The U.S. Department of Justice (DoJ) filed a complaint recently alleging that competing railroad equipment manufacturers Knorr-Bremse AG, Westinghouse Air Brake Technologies Corporation (Wabtec) and Faiveley Transport S.A. had unlawfully agreed not to recruit or hire each other's skilled employees, thus depriving them of competition for their services. Accompanying the complaint was a consent decree barring such agreements in the future.

The circumstances leading to the complaint, the government's decision to file civil, rather than criminal, charges against the defendants and the decree’s compliance provisions are important for several reasons.

Background

In 2015, Wabtec agreed to buy competitor Faiveley Transport in a $1.8 billion, HSR-reportable deal. During its investigation, DoJ discovered that at various times between 2009 and 2015, the two companies and Knorr-Bremse, a third competitor, had agreed not to solicit or hire each other's skilled employees—including project managers, engineers, sales executives, business unit heads and corporate officers. The agency eventually cleared the transaction, subject to Wabtec's divestiture of Faiveley's United States operations. An independent investigation of the "no-poach" agreements continued, however, resulting in the recent complaint and consent decree.

Five Takeaways

First, this is a no-poach enforcement action in a traditional, "old economy" industry. Earlier DoJ no-poach cases typically involved competition for the skilled employees of high-profile firms in "new economy" media/technology industries. There is no longer any reason to believe future no-poach prosecutions will be rare and limited to new economy firms.

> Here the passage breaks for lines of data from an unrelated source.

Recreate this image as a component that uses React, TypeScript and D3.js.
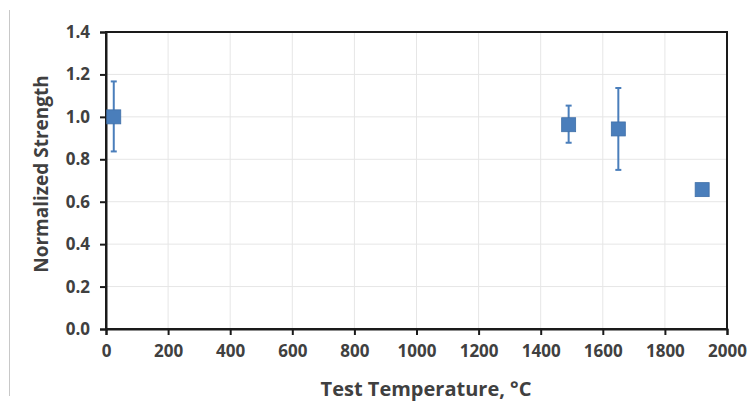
import React, { useEffect, useRef } from "react";
import * as d3 from "d3";

const temperatures = [25, 1490, 1650, 1920];
const strengths = [1.0, 0.963, 0.943, 0.657];
const errorsUp = [0.167, 0.09, 0.193, 0.025];
const errorsDown = [0.163, 0.085, 0.193, 0.025];
const xTicks = [0, 200, 400, 600, 800, 1000, 1200, 1400, 1600, 1800, 2000];
const yTicks = [0, 0.2, 0.4, 0.6, 0.8, 1.0, 1.2, 1.4];

const App = () => {
  const ref = useRef<SVGSVGElement>(null);

  useEffect(() => {
    const width = 752;
    const height = 401;
    const margin = { top: 32, right: 25, bottom: 72, left: 106 };
    const color = "#4a7ebb";
    const font = "'Open Sans', sans-serif";

    const svg = d3.select(ref.current);
    svg.selectAll("*").remove();

    const x = d3
      .scaleLinear()
      .domain([0, 2000])
      .range([margin.left, width - margin.right]);
    const y = d3
      .scaleLinear()
      .domain([0, 1.4])
      .range([height - margin.bottom, margin.top]);

    svg.append("rect").attr("width", width).attr("height", height).attr("fill", "#fff");

    // frame line at the far left
    svg
      .append("line")
      .attr("x1", 9.5)
      .attr("x2", 9.5)
      .attr("y1", 10)
      .attr("y2", 396)
      .attr("stroke", "#c8c8c8")
      .attr("stroke-width", 1);

    // grid
    svg
      .append("g")
      .selectAll("line")
      .data(xTicks)
      .join("line")
      .attr("x1", (d) => x(d))
      .attr("x2", (d) => x(d))
      .attr("y1", y(0))
      .attr("y2", y(1.4))
      .attr("stroke", "#e6e6e6")
      .attr("stroke-width", 1);
    svg
      .append("g")
      .selectAll("line")
      .data(yTicks)
      .join("line")
      .attr("x1", x(0))
      .attr("x2", x(2000))
      .attr("y1", (d) => y(d))
      .attr("y2", (d) => y(d))
      .attr("stroke", "#e6e6e6")
      .attr("stroke-width", 1);

    // frame
    svg
      .append("rect")
      .attr("x", x(0))
      .attr("y", y(1.4))
      .attr("width", x(2000) - x(0))
      .attr("height", y(0) - y(1.4))
      .attr("fill", "none")
      .attr("stroke", "#1a1a1a")
      .attr("stroke-width", 2);

    const xAxis = svg
      .append("g")
      .attr("transform", `translate(0,${y(0)})`)
      .call(
        d3
          .axisBottom(x)
          .tickValues(xTicks)
          .tickSize(6)
          .tickPadding(10)
          .tickFormat(d3.format("d"))
      );
    const yAxis = svg
      .append("g")
      .attr("transform", `translate(${x(0)},0)`)
      .call(
        d3
          .axisLeft(y)
          .tickValues(yTicks)
          .tickSize(6)
          .tickPadding(10)
          .tickFormat(d3.format(".1f"))
      );
    [xAxis, yAxis].forEach((g) => {
      g.select(".domain").attr("stroke", "#1a1a1a").attr("stroke-width", 2);
      g.selectAll(".tick line").attr("stroke", "#1a1a1a").attr("stroke-width", 2);
      g.selectAll(".tick text")
        .attr("fill", "#404040")
        .style("font-family", font)
        .style("font-size", "17px")
        .style("font-weight", "bold");
    });

    // error bars
    const bars = svg.append("g").attr("stroke", color).attr("stroke-width", 2);
    temperatures.forEach((t, i) => {
      const cx = x(t);
      const top = y(strengths[i] + errorsUp[i]);
      const bottom = y(strengths[i] - errorsDown[i]);
      bars.append("line").attr("x1", cx).attr("x2", cx).attr("y1", top).attr("y2", bottom);
      bars.append("line").attr("x1", cx - 3).attr("x2", cx + 3).attr("y1", top).attr("y2", top);
      bars.append("line").attr("x1", cx - 3).attr("x2", cx + 3).attr("y1", bottom).attr("y2", bottom);
    });

    // markers
    const size = 14;
    svg
      .append("g")
      .selectAll("rect")
      .data(temperatures)
      .join("rect")
      .attr("x", (d) => x(d) - size / 2)
      .attr("y", (d, i) => y(strengths[i]) - size / 2)
      .attr("width", size)
      .attr("height", size)
      .attr("fill", color)
      .attr("stroke", "#3f6fa8")
      .attr("stroke-width", 0.8);

    svg
      .append("text")
      .attr("x", 426)
      .attr("y", 396)
      .attr("text-anchor", "middle")
      .attr("fill", "#404040")
      .style("font-family", font)
      .style("font-size", "20px")
      .style("font-weight", "bold")
      .text("Test Temperature, °C");

    svg
      .append("text")
      .attr("transform", `translate(48,174) rotate(-90)`)
      .attr("text-anchor", "middle")
      .attr("fill", "#404040")
      .style("font-family", font)
      .style("font-size", "19px")
      .style("font-weight", "bold")
      .text("Normalized Strength");
  }, []);

  return (
    <svg
      ref={ref}
      width={752}
      height={401}
      style={{ position: "absolute", left: 0, top: 0, display: "block" }}
    />
  );
};

export default App;
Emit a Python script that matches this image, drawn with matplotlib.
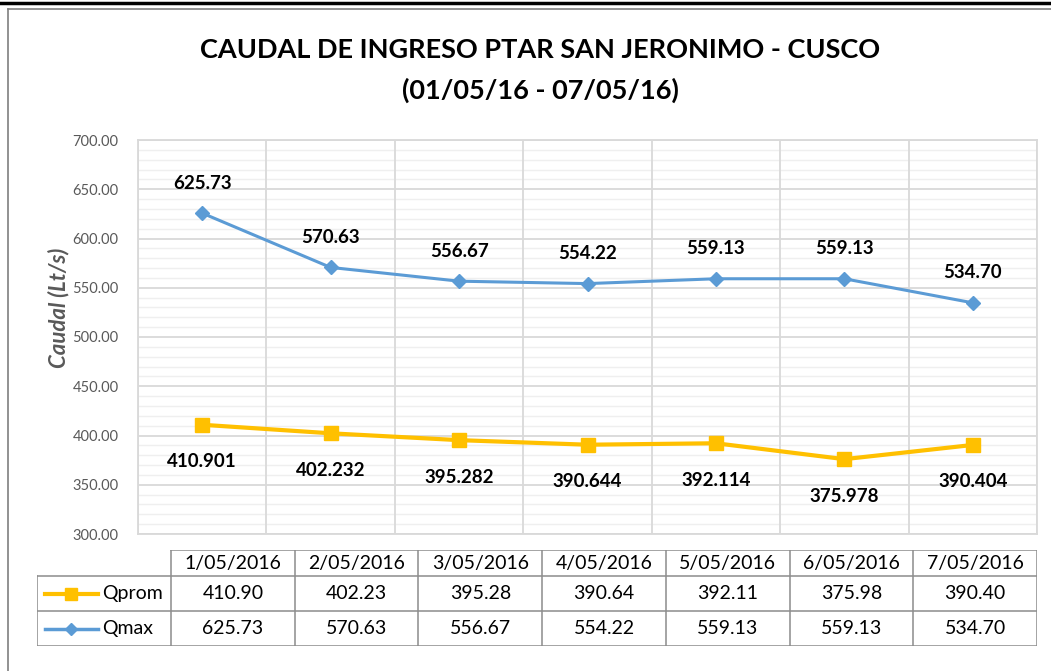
import numpy as np
import matplotlib.pyplot as plt
from matplotlib.lines import Line2D
from matplotlib.ticker import MultipleLocator

plt.rcParams['font.family'] = ['Lato', 'DejaVu Sans']

W, H = 1051, 671

dates = ['1/05/2016', '2/05/2016', '3/05/2016', '4/05/2016',
         '5/05/2016', '6/05/2016', '7/05/2016']
qprom = [410.901, 402.232, 395.282, 390.644, 392.114, 375.978, 390.404]
qmax = [625.73, 570.63, 556.67, 554.22, 559.13, 559.13, 534.70]

COL_PROM = '#FFC000'
COL_MAX = '#5B9BD5'
GRID = '#D9D9D9'
GREY_TXT = '#595959'


def px_rect(x0, y0, x1, y1):
    # pixel box (top-left origin) -> figure fraction rect
    return [x0 / W, 1 - y1 / H, (x1 - x0) / W, (y1 - y0) / H]


def main():
    fig = plt.figure(figsize=(W / 100, H / 100), dpi=100)

    # frame lines like the excel sheet
    fig.add_artist(Line2D([0, 1], [1 - 2.5 / H, 1 - 2.5 / H], color='black', lw=2.5))
    fig.add_artist(Line2D([8 / W, 1], [1 - 9 / H, 1 - 9 / H], color='#7F7F7F', lw=1.2))
    fig.add_artist(Line2D([8 / W, 8 / W], [0, 1 - 9 / H], color='#7F7F7F', lw=1.2))

    fig.text(540 / W, 1 - 50 / H, 'CAUDAL DE INGRESO PTAR SAN JERONIMO - CUSCO',
             ha='center', va='center', fontsize=19.5, fontweight='bold')
    fig.text(540 / W, 1 - 90 / H, '(01/05/16 - 07/05/16)',
             ha='center', va='center', fontsize=19.5, fontweight='bold')

    ax = fig.add_axes(px_rect(138, 140, 1037, 534))
    x = np.arange(len(dates))
    ax.set_xlim(-0.5, len(dates) - 0.5)
    ax.set_ylim(300, 700)

    ax.yaxis.set_minor_locator(MultipleLocator(10))
    ax.set_yticks(np.arange(300, 701, 50))
    ax.set_yticklabels([f'{v:.2f}' for v in np.arange(300, 701, 50)])
    ax.tick_params(axis='y', which='both', length=0, pad=14, labelsize=10.5, labelcolor=GREY_TXT)
    ax.set_xticks([])
    ax.grid(axis='y', which='minor', color='#EFEFEF', lw=1.0)
    ax.grid(axis='y', which='major', color=GRID, lw=1.3)
    for b in np.arange(-0.5, len(dates), 1.0):
        ax.axvline(b, color=GRID, lw=1.3)
    for s in ax.spines.values():
        s.set_color(GRID)
        s.set_linewidth(1.3)
    ax.set_axisbelow(True)

    ax.set_ylabel('Caudal (Lt/s)', fontsize=16, fontweight='bold', style='italic',
                  color=GREY_TXT)
    ax.yaxis.set_label_coords((69 - 138) / 899, (534 - 308) / 394)

    ax.plot(x, qmax, color=COL_MAX, lw=2.2, marker='D', markersize=7, zorder=3)
    ax.plot(x, qprom, color=COL_PROM, lw=3, marker='s', markersize=10, zorder=3)

    for xi, v in zip(x, qmax):
        ax.annotate(f'{v:.2f}', (xi, v), xytext=(0, 30), textcoords='offset pixels',
                    ha='center', va='center', fontsize=13.5, fontweight='bold')
    for xi, v in zip(x, qprom):
        ax.annotate(f'{v:.3f}', (xi, v), xytext=(0, -37), textcoords='offset pixels',
                    ha='center', va='center', fontsize=13.5, fontweight='bold')

    # data table below the plot, drawn in pixel units
    tx0, ty0, tx1, ty1 = 37, 550, 1037, 646
    tab = fig.add_axes(px_rect(tx0, ty0, tx1, ty1))
    tab.set_xlim(tx0, tx1)
    tab.set_ylim(ty1, ty0)
    tab.axis('off')

    col0 = 171
    cw = (tx1 - col0) / len(dates)
    rows = [550, 576, 611, 646]
    lc = '#8C8C8C'
    lw = 1.1
    tab.plot([col0, tx1], [rows[0], rows[0]], color=lc, lw=lw)
    for ry in rows[1:]:
        tab.plot([tx0, tx1], [ry, ry], color=lc, lw=lw)
    tab.plot([tx0, tx0], [rows[1], rows[3]], color=lc, lw=lw)
    for i in range(len(dates) + 1):
        tab.plot([col0 + i * cw] * 2, [rows[0], rows[3]], color=lc, lw=lw)

    fs = 14
    for i, d in enumerate(dates):
        cx = col0 + (i + 0.5) * cw
        tab.text(cx, (rows[0] + rows[1]) / 2, d, ha='center', va='center', fontsize=fs)
        tab.text(cx, (rows[1] + rows[2]) / 2, f'{qprom[i]:.2f}', ha='center', va='center', fontsize=fs)
        tab.text(cx, (rows[2] + rows[3]) / 2, f'{qmax[i]:.2f}', ha='center', va='center', fontsize=fs)

    for (name, col, mk, ms, lwid), r in zip([('Qprom', COL_PROM, 's', 9, 3),
                                            ('Qmax', COL_MAX, 'D', 6, 2.5)], [1, 2]):
        cy = (rows[r] + rows[r + 1]) / 2
        tab.plot([45, 98], [cy, cy], color=col, lw=lwid)
        tab.plot([71], [cy], marker=mk, color=col, markersize=ms)
        tab.text(102, cy, name, ha='left', va='center', fontsize=fs)

    fig.savefig('out.png', dpi=100)


if __name__ == "__main__":
    main()
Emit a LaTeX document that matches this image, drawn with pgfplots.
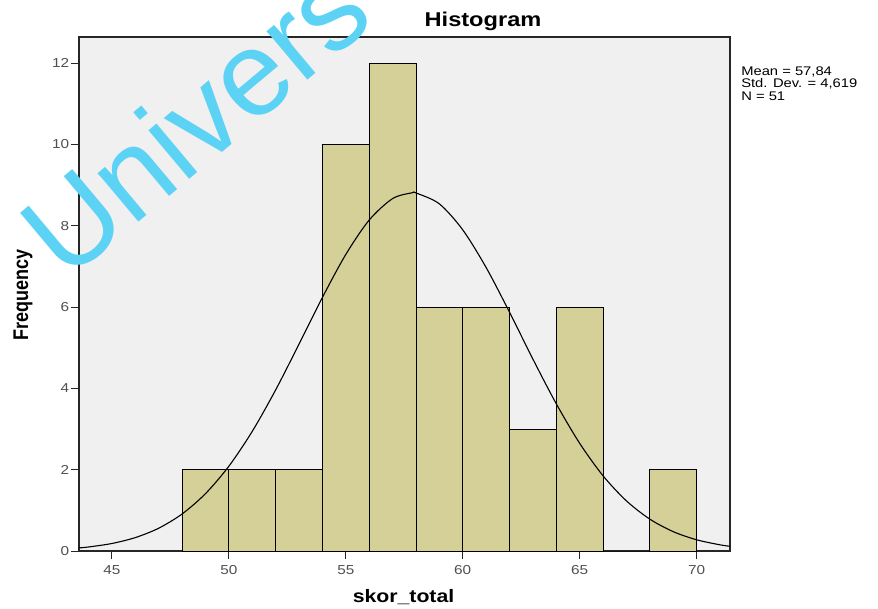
\documentclass[border=0pt]{standalone}
\usepackage{pgfplots}
\pgfplotsset{compat=1.18}
\usepackage{fontspec}
\setmainfont{Liberation Sans}
\definecolor{barfill}{RGB}{212,208,152}
\definecolor{plotbg}{RGB}{240,240,240}
\definecolor{wmark}{RGB}{92,210,245}
\definecolor{ticktext}{RGB}{80,80,80}
\begin{document}
\begin{tikzpicture}[x=1pt,y=1pt]
\useasboundingbox (0,0) rectangle (878,608);
\begin{axis}[
  at={(79pt,57pt)}, anchor=south west,
  scale only axis, width=651pt, height=514pt,
  xmin=43.59, xmax=71.43, ymin=0, ymax=12.64,
  axis background/.style={fill=plotbg},
  axis line style={black!85, line width=1.2pt},
  xtick={45,50,55,60,65,70}, ytick={0,2,4,6,8,10,12},
  xtick pos=bottom, ytick pos=left,
  tick align=outside, major tick length=8pt,
  tick style={black!85, line width=1pt},
  /pgf/number format/assume math mode=true,
  tick label style={font=\fontsize{13}{13}\selectfont, text=ticktext, xscale=1.18},
  xticklabel style={yshift=-3pt},
  yticklabel style={xshift=2pt},
  xlabel={skor\_total}, ylabel={Frequency},
  xlabel style={font=\bfseries\fontsize{18}{18}\selectfont, xscale=1.18, at={(axis description cs:0.4985,-0.0895)}, anchor=center},
  ylabel style={font=\bfseries\fontsize{18}{18}\selectfont, yscale=1.18, at={(axis description cs:-0.086,0.498)}, anchor=center, rotate=0},
  title={Histogram},
  every axis title/.style={font=\bfseries\fontsize{20}{20}\selectfont, xscale=1.18, at={(axis description cs:0.6206,1.031)}, anchor=center},
  clip=false,
]
\addplot[ybar interval, fill=barfill, draw=black, line width=0.9pt] coordinates {
(48,2) (50,2) (52,2) (54,10) (56,12) (58,6) (60,6) (62,3) (64,6) (66,0) (68,2) (70,2)
};
\addplot[smooth, black, line width=1.1pt, no marks] coordinates {
(43.59,0.076) (44,0.099) (45,0.185) (46,0.330) (47,0.561) (48,0.911) (49,1.411) (50,2.086)
(51,2.943) (52,3.962) (53,5.088) (54,6.236) (55,7.293) (56,8.138) (57,8.666) (57.84,8.81)
(58,8.805) (59,8.537) (60,7.898) (61,6.972) (62,5.873) (63,4.720) (64,3.621) (65,2.649)
(66,1.850) (67,1.233) (68,0.784) (69,0.476) (70,0.276) (71,0.152) (71.43,0.116)
};
\node[anchor=north west, align=left, font=\fontsize{12.5}{12.5}\selectfont, xscale=1.18, inner sep=0pt]
  at (axis description cs:1.017,0.943) {Mean = 57,84\\Std. Dev. = 4,619\\N = 51};
\end{axis}
\node[anchor=base west, rotate=40, text=wmark, font=\fontsize{120}{120}\selectfont, inner sep=0pt]
  at (66,325) {Univers};
\end{tikzpicture}
\end{document}
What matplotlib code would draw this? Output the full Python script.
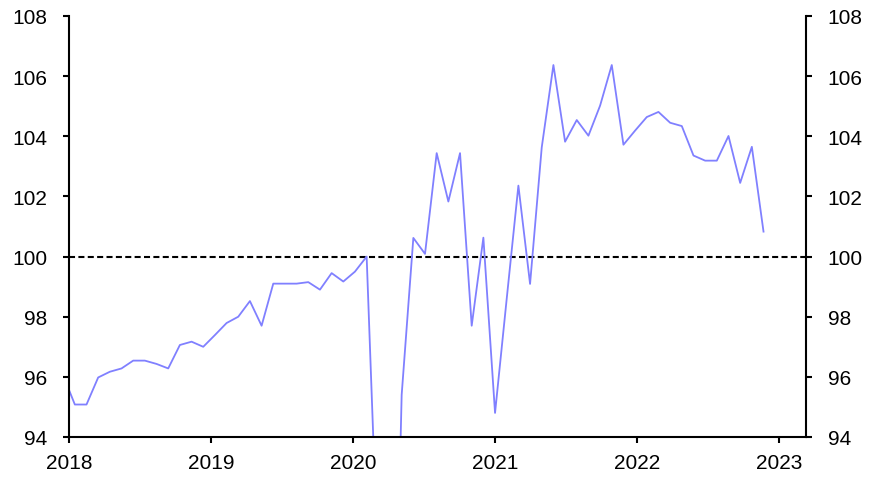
import numpy as np
import matplotlib
matplotlib.use('Agg')
import matplotlib.pyplot as plt

plt.rcParams['font.family'] = ['Liberation Sans', 'DejaVu Sans']

# monthly index values, first point sits just left of the axis and gets clipped
values = [96.05, 95.08, 95.08, 95.98, 96.17, 96.28, 96.54, 96.54, 96.43, 96.28,
          97.06, 97.17, 97.00, 97.39, 97.79, 98.00, 98.52, 97.70, 99.10, 99.10,
          99.10, 99.15, 98.90, 99.45, 99.17, 99.50, 100.00, 89.40, 79.00, 95.40,
          100.62, 100.09, 103.44, 101.83, 103.44, 97.70, 100.63, 94.80, 98.60, 102.36,
          99.09, 103.63, 106.37, 103.82, 104.54, 104.02, 105.02, 106.37, 103.72, 104.19,
          104.64, 104.81, 104.45, 104.34, 103.36, 103.19, 103.19, 104.01, 102.45, 103.65,
          100.83]
years = ['2018', '2019', '2020', '2021', '2022', '2023']
y_ticks = [94, 96, 98, 100, 102, 104, 106, 108]
baseline = 100

PTS_PER_YEAR = 12.17
x = np.arange(len(values))
year_pos = 0.5 + PTS_PER_YEAR*np.arange(len(years))

fig = plt.figure(figsize=(8.74, 4.81), dpi=100)
ax = fig.add_axes([69/874, 1-438/481, (806-69)/874, (438-17)/481])

ax.axhline(baseline, color='black', lw=1.5, dashes=(2.9, 1.6), zorder=1)
ax.plot(x, values, color='#8080ff', lw=1.3, zorder=2)

ax.set_xlim(0.5, 63.64)
ax.set_ylim(94, 108)
ax.set_xticks(year_pos)
ax.set_xticklabels(years)
ax.set_yticks(y_ticks)

ax.spines['top'].set_visible(False)
for s in ['left', 'right', 'bottom']:
    ax.spines[s].set_linewidth(1.5)

ax.tick_params(axis='y', which='both', direction='out', length=4.5, width=1.5,
               labelsize=15, left=True, right=True, labelleft=True, labelright=True, pad=11)
ax.tick_params(axis='x', direction='out', length=4.5, width=1.5, labelsize=15, pad=7)

fig.savefig('out.png', dpi=100)
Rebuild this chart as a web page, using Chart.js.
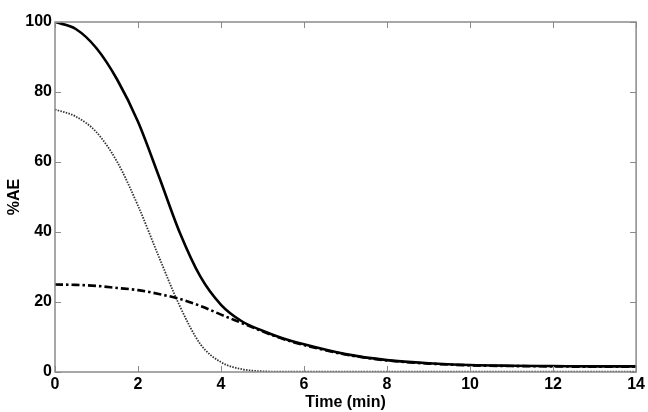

Second, although in October 2016, DoJ publicly announced its intent to file criminal felony charges against firms engaged in no-poach agreements that were not tied to a legitimate transaction or collaboration (for example, a joint venture to develop new products), the agency here pursued civil charges because the parties had terminated the unlawful conduct before the agency's announcement. Going forward, criminal, not civil, enforcement will be the rule.

Third, the complaint alleges that as labor market allocations, defendants’ no-poach agreements were per se violations of the Sherman Act, and thus unlawful without regard to whether, in practice, they unreasonably restrained competition in a market consisting of rail industry employee services. The complaint notes, however, that Knorr-Bremse, Wabtec and Faiveley Transport were the three largest firms in a "insular" industry with a very limited pool of potential employees. How the agency would address no-poach agreements between smaller competitors in more open labor markets is uncertain.

Fourth, the consent decree includes compliance terms that the DoJ has separately advised will likely become standard in all DoJ antitrust decrees. Defendants agree that in any future DoJ action regarding alleged violations of the decree, liability may be established by a lower standard of proof—a preponderance of evidence, rather than clear and convincing evidence. Defendants also agree to reimburse the government for successful compliance-related investigation and enforcement costs.

Finally, the case is a reminder that when, in an HSR merger investigation, DoJ or FTC issues broad "second requests" for documents and data, the investigation may, in practical effect, become an audit of all the parties’ recent and current commercial conduct. Company documents may reveal antitrust problems unrelated to the reported merger—for example, price-fixing or bid-rigging between the merger partners or with other competitors. Such conduct can lead to criminal prosecution. Firms considering mergers with competitors should "look before they leap" into the HSR process.